Eleven people died in vain because of BP’s Macondo well blowout on April 20 last year.

For 86 days, 4.9 million gallons of oil gushed from BP’s stores and polluted the Gulf of Mexico.

The accident slowly became the world’s largest oil spill as BP failed to get the leak under control.

Marine life was decimated, fishing economies destroyed. With assistance from the Coast Guard and volunteers, the self-proclaimed leader in sustainability hung its head and got to work.

The company’s efforts to reform safety practices and compensate affected communities are a step to “[earn] back the trust that was lost and build a sustainable BP,” according to a public letter penned by group chief executive Bob Dudley. Paying for the 2012 Olympic energy bill is a nice gesture, but may be more representative of their political prowess than anything else.

Now BP has applied for permission to resume drilling in the Gulf. While the company’s rhetoric is remorseful, the oil spill and its ghastly environmental and community impacts overshadow the sentiment.

The fact of the matter is BP has not made amends for the spill.

The federal government should not permit BP to drill oil in the Gulf because it has not earned the trust of impacted communities.
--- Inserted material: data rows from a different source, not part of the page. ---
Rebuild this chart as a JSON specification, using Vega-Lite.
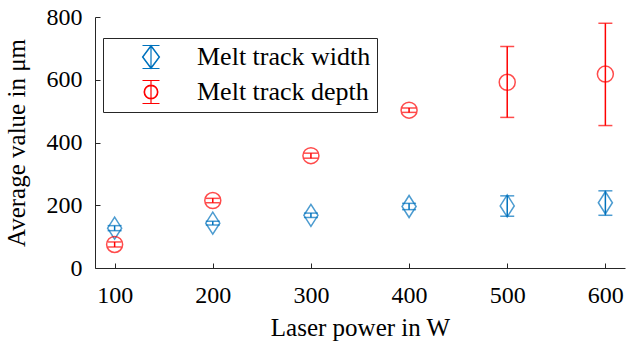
{
  "$schema": "https://vega.github.io/schema/vega-lite/v6.json",
  "width": 530,
  "height": 251,
  "autosize": {"type": "none"},
  "padding": {"left": 95, "top": 17, "right": 2, "bottom": 74},
  "background": "white",
  "config": {
    "font": "Times New Roman",
    "view": {"stroke": null},
    "axis": {
      "domainColor": "#262626",
      "tickColor": "#262626",
      "labelColor": "black",
      "titleColor": "black",
      "labelFont": "Times New Roman",
      "titleFont": "Times New Roman",
      "labelFontSize": 24,
      "titleFontSize": 25,
      "titleFontWeight": "normal",
      "grid": false,
      "tickSize": -5,
      "domainWidth": 1,
      "tickWidth": 1
    }
  },
  "data": {
    "values": [
      {"power": 100, "value": 127, "lo": 119, "hi": 135, "series": "Melt track width"},
      {"power": 200, "value": 143, "lo": 137, "hi": 149, "series": "Melt track width"},
      {"power": 300, "value": 168, "lo": 161, "hi": 175, "series": "Melt track width"},
      {"power": 400, "value": 196, "lo": 186, "hi": 206, "series": "Melt track width"},
      {"power": 500, "value": 198, "lo": 165, "hi": 230, "series": "Melt track width"},
      {"power": 600, "value": 208, "lo": 168, "hi": 246, "series": "Melt track width"},
      {"power": 100, "value": 75, "lo": 67, "hi": 83, "series": "Melt track depth"},
      {"power": 200, "value": 215, "lo": 208, "hi": 222, "series": "Melt track depth"},
      {"power": 300, "value": 358, "lo": 350, "hi": 366, "series": "Melt track depth"},
      {"power": 400, "value": 503, "lo": 496, "hi": 510, "series": "Melt track depth"},
      {"power": 500, "value": 592, "lo": 480, "hi": 706, "series": "Melt track depth"},
      {"power": 600, "value": 618, "lo": 454, "hi": 780, "series": "Melt track depth"}
    ]
  },
  "encoding": {
    "x": {
      "field": "power",
      "type": "quantitative",
      "scale": {"domain": [80, 620], "nice": false, "zero": false},
      "axis": {"values": [100, 200, 300, 400, 500, 600], "title": "Laser power in W", "labelPadding": 20, "titlePadding": 8}
    },
    "y": {
      "field": "value",
      "type": "quantitative",
      "scale": {"domain": [0, 800], "nice": false},
      "axis": {"values": [0, 200, 400, 600, 800], "title": "Average value in μm", "labelPadding": 18, "titlePadding": 17}
    }
  },
  "layer": [
    {
      "transform": [{"filter": "datum.power < 0"}],
      "mark": {"type": "point", "filled": false, "strokeWidth": 1.2, "fill": "transparent", "opacity": 1},
      "encoding": {
        "stroke": {
          "field": "series",
          "type": "nominal",
          "scale": {"domain": ["Melt track width", "Melt track depth"], "range": ["#0072BD", "#FF0000"]},
          "legend": {
            "title": null,
            "orient": "none",
            "legendX": 8,
            "legendY": 21,
            "strokeColor": "#262626",
            "fillColor": "white",
            "padding": 6,
            "labelFont": "Times New Roman",
            "labelFontSize": 26,
            "labelColor": "black",
            "labelLimit": 400,
            "symbolSize": 529,
            "symbolStrokeWidth": 1.2,
            "symbolFillColor": "transparent",
            "symbolOpacity": 1,
            "symbolOffset": 29,
            "labelOffset": 33,
            "rowPadding": 7,
            "cornerRadius": 0
          }
        },
        "shape": {
          "field": "series",
          "type": "nominal",
          "scale": {
            "domain": ["Melt track width", "Melt track depth"],
            "range": [
              "M0,-1L0.74,0L0,1L-0.74,0Z M0,-0.95L-0.7,0L0,0.95L0.7,0Z M-0.74,-1L0.74,-1 M0,-1L0,1 M-0.74,1L0.74,1",
              "M0.6,0A0.6,0.6 0 1,1 -0.6,0A0.6,0.6 0 1,1 0.6,0Z M0.56,0A0.56,0.56 0 1,0 -0.56,0A0.56,0.56 0 1,0 0.56,0Z M-0.74,-1L0.74,-1 M0,-1L0,1 M-0.74,1L0.74,1"
            ]
          },
          "legend": {"title": null}
        }
      }
    },
    {
      "encoding": {
        "color": {
          "field": "series",
          "type": "nominal",
          "scale": {"domain": ["Melt track width", "Melt track depth"], "range": ["#0072BD", "#FF0000"]},
          "legend": null
        }
      },
      "layer": [
        {
          "mark": {"type": "rule", "strokeWidth": 1.5},
          "encoding": {
            "y": {"field": "lo", "type": "quantitative"},
            "y2": {"field": "hi"}
          }
        },
        {
          "mark": {"type": "tick", "orient": "horizontal", "size": 14, "thickness": 1.5},
          "encoding": {"y": {"field": "lo", "type": "quantitative"}}
        },
        {
          "mark": {"type": "tick", "orient": "horizontal", "size": 14, "thickness": 1.5},
          "encoding": {"y": {"field": "hi", "type": "quantitative"}}
        },
        {
          "transform": [{"filter": "datum.series == 'Melt track width'"}],
          "mark": {"type": "point", "filled": false, "strokeWidth": 1.5, "size": 484, "shape": "M0,-1L0.64,0L0,1L-0.64,0Z"}
        },
        {
          "transform": [{"filter": "datum.series == 'Melt track depth'"}],
          "mark": {"type": "point", "filled": false, "strokeWidth": 1.5, "size": 256, "shape": "circle"}
        }
      ]
    }
  ]
}
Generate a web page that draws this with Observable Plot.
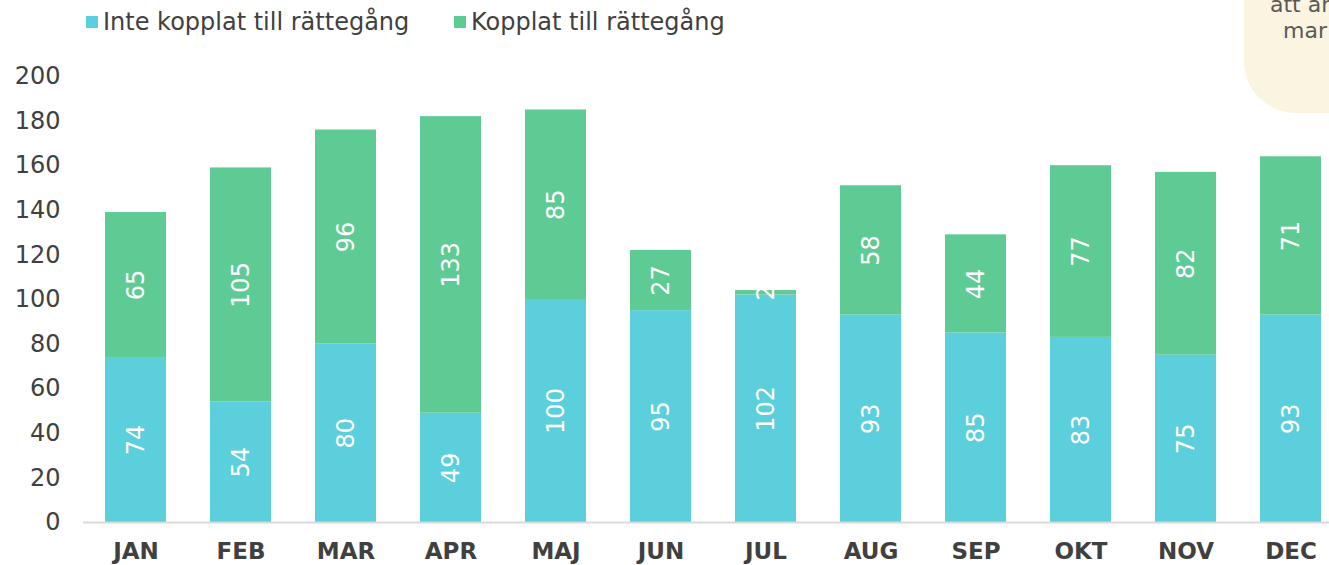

It is still paying for costs related to the oil spill, cleanup and ongoing civil and criminal investigations into the incident.
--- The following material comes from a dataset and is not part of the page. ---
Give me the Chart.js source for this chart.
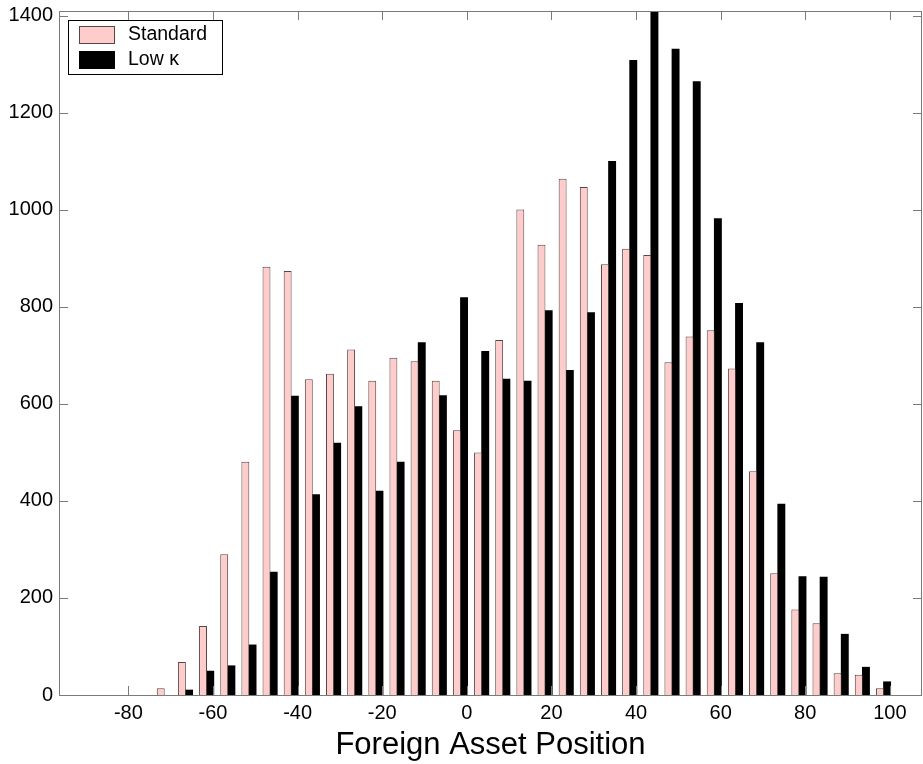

Moreover, the United States needs to protect its environmental health and faltering economy. It is contradictory for the United States to allow BP to drill in light of the administration’s commitment to rigorous safety standards and punishment of those in poor compliance.

BP has claimed that it would be unable to repay the rest of the reparations without drilling in the Gulf. Some congresspeople and more oil company officials insist that getting back in the Gulf is necessary to reestablishing economic success. However, numerous companies lost a lot of money because of last year’s spill, not just BP.

It is not the responsibility of the United States to pull international corporations out of financial trouble, especially those who brought their woes upon themselves. The relationship between BP and countless Americans affected by the spill is deeply damaged beyond repair. The U.S. government should demand the rest of the reparations and disallow BP’s request for permission to drill. It is the federal government’s responsibility to protect the environmental health of the nation. Drilling oil is not a sustainable enterprise.

Energy companies should set their sights on clean energies like solar and wind power. Not on the oil below American waters.